И еще одна мысль почти по теме. После проведения 5 лет моей зрелой жизни в России, мне стало казаться, что некоторые женщины любят своих мужчин именно за их какие-то, на мой взгляд, совсем немужские слабости и недостатки. Вспомним, как одну из классических иллюстраций, хотя бы хорошенькую селянку Фимку из “Формулы любви”, пожалевшую- полюбившую “убогого”, “бедненького”, “подневольного” Жакобушку, который “и поет так жалобно”. Второй пример из того же замечательного фильма – русская барышня Машенька, спутница графа Калиостра, сквозь слезы заявившая в березовой роще: “Я готова ехать с вами, граф, хоть на край света. Вы умный, а главное, такой несчастный, вы без меня пропадете”.

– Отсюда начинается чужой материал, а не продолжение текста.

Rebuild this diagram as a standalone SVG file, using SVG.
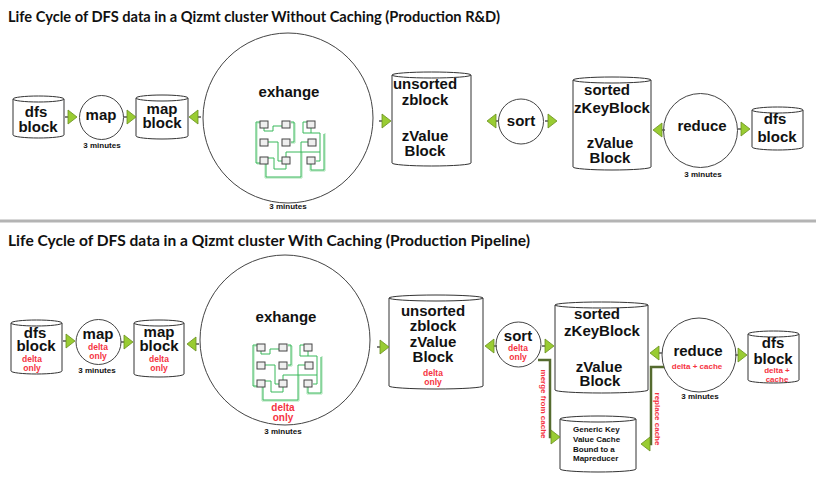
<svg xmlns="http://www.w3.org/2000/svg" xmlns:xlink="http://www.w3.org/1999/xlink" width="816" height="484" viewBox="0 0 816 484">
<style>
.title{font-family:Lato,"Liberation Sans",sans-serif;font-weight:bold;font-size:15px;fill:#111}
.lbl{font-family:"Liberation Sans",Arial,sans-serif;font-weight:bold;font-size:15px;fill:#111;text-anchor:middle}
.min{font-family:"Liberation Sans",Arial,sans-serif;font-weight:bold;font-size:8px;fill:#111;text-anchor:middle}
.red{font-family:"Liberation Sans",Arial,sans-serif;font-weight:bold;font-size:8.5px;fill:#f5333f;text-anchor:middle}
.red8{font-family:"Liberation Sans",Arial,sans-serif;font-weight:bold;font-size:8px;fill:#f5333f;text-anchor:middle}
.sm{font-family:"Liberation Sans",Arial,sans-serif;font-weight:bold;font-size:8px;fill:#111}
.cyl{fill:#fff;stroke:#333;stroke-width:1}
.cir{fill:#fff;stroke:#444;stroke-width:1}
.sq{fill:#efefef;stroke:#444;stroke-width:1}
.gl{fill:none;stroke:#38b85a;stroke-width:1}
.gll{fill:none;stroke:#a8e2b4;stroke-width:1}
.olive{fill:none;stroke:#556b2f;stroke-width:2.5}
</style>
<defs>
<g id="ar">
<path d="M-12,0 H-9" stroke="#555" stroke-width="1.5"/>
<polygon points="-9,-7 0,0 -9,7" fill="#99cc33" stroke="#6a8f1f" stroke-width="0.8"/>
</g>
<g id="al">
<path d="M12,0 H9" stroke="#555" stroke-width="1.5"/>
<polygon points="9,-7 0,0 9,7" fill="#99cc33" stroke="#6a8f1f" stroke-width="0.8"/>
</g>
<g id="net">
<path class="gll" d="M260,123 H257 V164 H260"/>
<path class="gl" d="M260,122 H256 V163 H260"/>
<path class="gl" d="M264,128 V131 H273 V126 H282"/>
<path class="gll" d="M291,123 H295 V143 H291"/>
<path class="gl" d="M291,122 H294 V142 H291"/>
<path class="gl" d="M268,142 H278 V161 H282"/>
<path class="gl" d="M268,158 H274 V169 H286 V164"/>
<path class="gll" d="M265,164 V178 H302 V152"/>
<path class="gl" d="M266,164 V177 H301 V152"/>
<path class="gl" d="M286,157 V152 H320 V161 H316"/>
<path class="gl" d="M307,122 H303 V133 H320 V152"/>
<path class="gl" d="M311,128 V133"/>
<path class="gl" d="M308,142 H301 V152"/>
<path class="gll" d="M310,164 V171 H325 V133"/>
<path class="gl" d="M311,164 V170 H324 V134"/>
<rect class="sq" x="260" y="121" width="8" height="7"/>
<rect class="sq" x="282" y="121" width="8" height="7"/>
<rect class="sq" x="307" y="121" width="8" height="7"/>
<rect class="sq" x="260" y="139" width="8" height="7"/>
<rect class="sq" x="282" y="139" width="8" height="7"/>
<rect class="sq" x="308" y="139" width="8" height="7"/>
<rect class="sq" x="260" y="157" width="8" height="7"/>
<rect class="sq" x="282" y="157" width="8" height="7"/>
<rect class="sq" x="307" y="157" width="8" height="7"/>
</g>
</defs>
<rect x="0" y="0" width="816" height="484" fill="#fff"/>

<text class="title" x="8" y="22" textLength="492" lengthAdjust="spacingAndGlyphs">Life Cycle of DFS data in a Qizmt cluster Without Caching (Production R&amp;D)</text>
<rect x="0" y="219.5" width="816" height="3" fill="#b4b4b4"/>
<text class="title" x="8" y="246" textLength="522" lengthAdjust="spacingAndGlyphs">Life Cycle of DFS data in a Qizmt cluster With Caching (Production Pipeline)</text>

<!-- TOP ROW -->
<g id="t-dfs-in">
<path class="cyl" d="M13,99 a25.5,3 0 0 1 51,0 V135 a25.5,3 0 0 1 -51,0 Z M13,99 a25.5,3 0 0 0 51,0"/>
<text class="lbl" x="36" y="117">dfs</text>
<text class="lbl" x="38" y="132">block</text>
</g>
<g id="t-map">
<circle class="cir" cx="101.5" cy="117.5" r="22"/>
<text class="lbl" x="101" y="120">map</text>
<text class="min" x="102" y="148">3 minutes</text>
</g>
<g id="t-mapblock">
<path class="cyl" d="M136,98 a26,3 0 0 1 52,0 V136 a26,3 0 0 1 -52,0 Z M136,98 a26,3 0 0 0 52,0"/>
<text class="lbl" x="162" y="114">map</text>
<text class="lbl" x="162" y="128">block</text>
</g>
<g id="t-exchange">
<circle class="cir" cx="288" cy="118" r="85"/>
<text class="lbl" x="289" y="97">exhange</text>
<use xlink:href="#net" href="#net"/>
<text class="min" x="288" y="209">3 minutes</text>
</g>
<g id="t-unsorted">
<path class="cyl" d="M392,75 a39.5,3 0 0 1 79,0 V163 a39.5,3 0 0 1 -79,0 Z M392,75 a39.5,3 0 0 0 79,0"/>
<text class="lbl" x="425" y="89">unsorted</text>
<text class="lbl" x="425" y="105">zblock</text>
<text class="lbl" x="425" y="141">zValue</text>
<text class="lbl" x="425" y="156">Block</text>
</g>
<g id="t-sort">
<circle class="cir" cx="521" cy="121.5" r="22.5"/>
<text class="lbl" x="521" y="126">sort</text>
</g>
<g id="t-sorted">
<path class="cyl" d="M573,80 a39,3 0 0 1 78,0 V167 a39,3 0 0 1 -78,0 Z M573,80 a39,3 0 0 0 78,0"/>
<text class="lbl" x="607" y="95">sorted</text>
<text class="lbl" x="612" y="113">zKeyBlock</text>
<text class="lbl" x="610" y="148">zValue</text>
<text class="lbl" x="610" y="163">Block</text>
</g>
<g id="t-reduce">
<circle class="cir" cx="700.5" cy="130.5" r="37"/>
<text class="lbl" x="702" y="131">reduce</text>
<text class="min" x="703" y="177">3 minutes</text>
</g>
<g id="t-dfs-out">
<path class="cyl" d="M752,110 a25.5,3 0 0 1 51,0 V147 a25.5,3 0 0 1 -51,0 Z M752,110 a25.5,3 0 0 0 51,0"/>
<text class="lbl" x="775" y="124">dfs</text>
<text class="lbl" x="777" y="142">block</text>
</g>

<!-- BOTTOM ROW -->
<g id="b-dfs-in">
<path class="cyl" d="M11,323 a25.5,3 0 0 1 51,0 V371 a25.5,3 0 0 1 -51,0 Z M11,323 a25.5,3 0 0 0 51,0"/>
<text class="lbl" x="35" y="338">dfs</text>
<text class="lbl" x="36" y="351">block</text>
<text class="red" x="32" y="362">delta</text>
<text class="red" x="32" y="371">only</text>
</g>
<g id="b-map">
<circle class="cir" cx="98.5" cy="342" r="22.5"/>
<text class="lbl" x="98" y="339">map</text>
<text class="red" x="98" y="350">delta</text>
<text class="red" x="98" y="359">only</text>
<text class="min" x="97" y="373">3 minutes</text>
</g>
<g id="b-mapblock">
<path class="cyl" d="M134,323 a25,3 0 0 1 50,0 V374 a25,3 0 0 1 -50,0 Z M134,323 a25,3 0 0 0 50,0"/>
<text class="lbl" x="159" y="337">map</text>
<text class="lbl" x="159" y="351">block</text>
<text class="red" x="159" y="362">delta</text>
<text class="red" x="159" y="371">only</text>
</g>
<g id="b-exchange">
<circle class="cir" cx="285" cy="340" r="85"/>
<text class="lbl" x="286" y="322">exhange</text>
<use xlink:href="#net" href="#net" transform="translate(-3,223)"/>
<text class="red" x="283" y="411" style="font-size:10px">delta</text>
<text class="red" x="283" y="421" style="font-size:10px">only</text>
<text class="min" x="283" y="434">3 minutes</text>
</g>
<g id="b-unsorted">
<path class="cyl" d="M389,298 a47,3 0 0 1 94,0 V386 a47,3 0 0 1 -94,0 Z M389,298 a47,3 0 0 0 94,0"/>
<text class="lbl" x="433" y="316">unsorted</text>
<text class="lbl" x="433" y="331">zblock</text>
<text class="lbl" x="433" y="347">zValue</text>
<text class="lbl" x="433" y="362">Block</text>
<text class="red" x="433" y="376">delta</text>
<text class="red" x="433" y="385">only</text>
</g>
<g id="b-sort">
<circle class="cir" cx="518.5" cy="344.5" r="22.5"/>
<text class="lbl" x="518" y="341">sort</text>
<text class="red" x="518" y="351">delta</text>
<text class="red" x="518" y="360">only</text>
</g>
<g id="b-sorted">
<path class="cyl" d="M555,305 a46.5,3 0 0 1 93,0 V390 a46.5,3 0 0 1 -93,0 Z M555,305 a46.5,3 0 0 0 93,0"/>
<text class="lbl" x="597" y="319">sorted</text>
<text class="lbl" x="602" y="336">zKeyBlock</text>
<text class="lbl" x="599" y="372">zValue</text>
<text class="lbl" x="600" y="386">Block</text>
</g>
<g id="b-reduce">
<circle class="cir" cx="699" cy="355" r="37"/>
<text class="lbl" x="698" y="356">reduce</text>
<text class="red8" x="697" y="369">delta + cache</text>
<text class="min" x="700" y="399">3 minutes</text>
</g>
<g id="b-dfs-out">
<path class="cyl" d="M748,334 a25.5,3 0 0 1 51,0 V380 a25.5,3 0 0 1 -51,0 Z M748,334 a25.5,3 0 0 0 51,0"/>
<text class="lbl" x="773" y="348">dfs</text>
<text class="lbl" x="773" y="364">block</text>
<text class="red8" x="777" y="373">delta +</text>
<text class="red8" x="777" y="382">cache</text>
</g>
<g id="b-cache">
<path class="cyl" d="M560,419 a38,3 0 0 1 76,0 V469 a38,3 0 0 1 -76,0 Z M560,419 a38,3 0 0 0 76,0"/>
<text class="sm" x="573" y="432">Generic Key</text>
<text class="sm" x="573" y="442">Value Cache</text>
<text class="sm" x="573" y="452">Bound to a</text>
<text class="sm" x="573" y="461">Mapreducer</text>
</g>

<g id="connectors">
<use xlink:href="#ar" href="#ar" x="77" y="117"/>
<use xlink:href="#ar" href="#ar" x="136" y="117"/>
<use xlink:href="#al" href="#al" x="189" y="117"/>
<use xlink:href="#ar" href="#ar" x="391" y="121"/>
<use xlink:href="#al" href="#al" x="487" y="121"/>
<use xlink:href="#ar" href="#ar" x="557" y="121"/>
<use xlink:href="#al" href="#al" x="653" y="130"/>
<use xlink:href="#ar" href="#ar" x="750" y="129"/>

<use xlink:href="#ar" href="#ar" x="75" y="341"/>
<use xlink:href="#ar" href="#ar" x="133" y="342"/>
<use xlink:href="#al" href="#al" x="187" y="344"/>
<use xlink:href="#ar" href="#ar" x="389" y="347"/>
<use xlink:href="#al" href="#al" x="485" y="346"/>
<use xlink:href="#ar" href="#ar" x="554" y="346"/>
<use xlink:href="#al" href="#al" x="650" y="353"/>
<use xlink:href="#ar" href="#ar" x="747" y="355"/>

<path class="olive" d="M538,360 H550 V437 H552"/>
<polygon points="551,430 560,437 551,444" fill="#99cc33" stroke="#6a8f1f" stroke-width="0.8"/>
<path class="olive" d="M664,367 H651 V444 H650"/>
<polygon points="650,437 641,444 650,451" fill="#99cc33" stroke="#6a8f1f" stroke-width="0.8"/>
<text class="red8" transform="translate(541,404) rotate(90)">merge from cache</text>
<text class="red8" transform="translate(655,419) rotate(90)">replace cache</text>
</g>
</svg>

Для меня остается загадкой, почему прелестным российским дамам так сложно выйти из образа мамки-няньки-повитухи (иногда даже завуча в школе для дебильных). Почему они готовы подробно понять бедную мужскую душу, когда душа эта, вместо того чтобы работать со своими проблемами, вываливает их в полном объеме на голову любимой, ведь любимая – тонкая и добрая, она всё поймёт, да ещё и сильная, все «тучи разведёт руками».

Аура женской любви порой бывает удивительной: “Пьет. А кто не пьет?”, “Бьет – значит любит”, “Пусть хоть синица в руке”, “Стерпится – слюбится”, “Муж, как чемодан без ручки – нести тяжело, а бросить жалко”, “Пропадет он без меня”.

А может стоит почаще ездить в Африку – брать уроки у природы?